Fisher v. Peterson

Annotate this Case

381 P.2d 29 (1963)

Robert R. FISHER and Eva J. Fisher, Plaintiffs in Error, v. Carl H. PETERSON, Defendant in Error.

No. 20281.

Supreme Court of Colorado. In Department.

April 29, 1963.

Paul Snyder, Castle Rock, for plaintiffs in error.

Bartholic & Bartholic, Denver, for defendant in error.

MOORE, Justice.

The plaintiffs in error and defendant in error are owners of tracts of land in Douglas county, Colorado, which have a common boundary. The controversy which the trial court was called upon to determine involved the location of the true boundary.

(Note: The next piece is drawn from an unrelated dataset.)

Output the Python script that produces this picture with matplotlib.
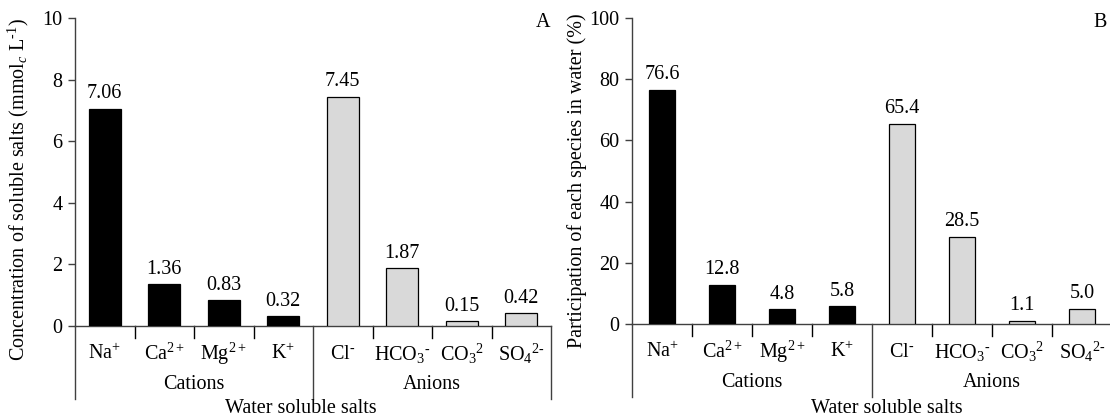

It was the contention of plaintiffs in error that a fence, which admittedly was not located on the section line, had been recognized and acquiesced in for more than twenty years as the actual line separating the real estate of the parties. C.R.S. '53, 118-11-1 to 12, contains the procedures established by statute for determination of disputed boundaries. 118-11-9 makes the following provision:

"Corners and boundaries established. The corners and boundaries finally established by the court in such proceedings, or an appeal therefrom, shall be binding upon all the parties, their heirs, and assigns, as the corners and boundaries which have been lost, destroyed, or in dispute; but if it is found that the boundaries and corners alleged to have been recognized and acquiesced *30 in for twenty years have been so recognized and acquiesced in, such recognized boundaries and corners shall be permanently established."

Under the provisions of the above-quoted statute plaintiffs in error assert that they are entitled to have the line established in conformity with the location of the fence.

The trial court determined that the fence in question, although in existence since 1910, was not established to mark the boundary between the properties of the parties; that the true boundary was the section line between sections 9 and 10 as established by the survey of one Curtis; and that the fence in question had not been acquiesced in by the parties as the boundary line but was merely a "barrier".

We have read the record to determine whether the above findings of the trial court are supported by the evidence, and have no hesitancy in saying that there is ample support for the conclusion of the trial court upon the facts as indicated by said findings.

The judgment of the trial court accordingly is affirmed.

FRANTZ, C. J., and PRINGLE, J., concur.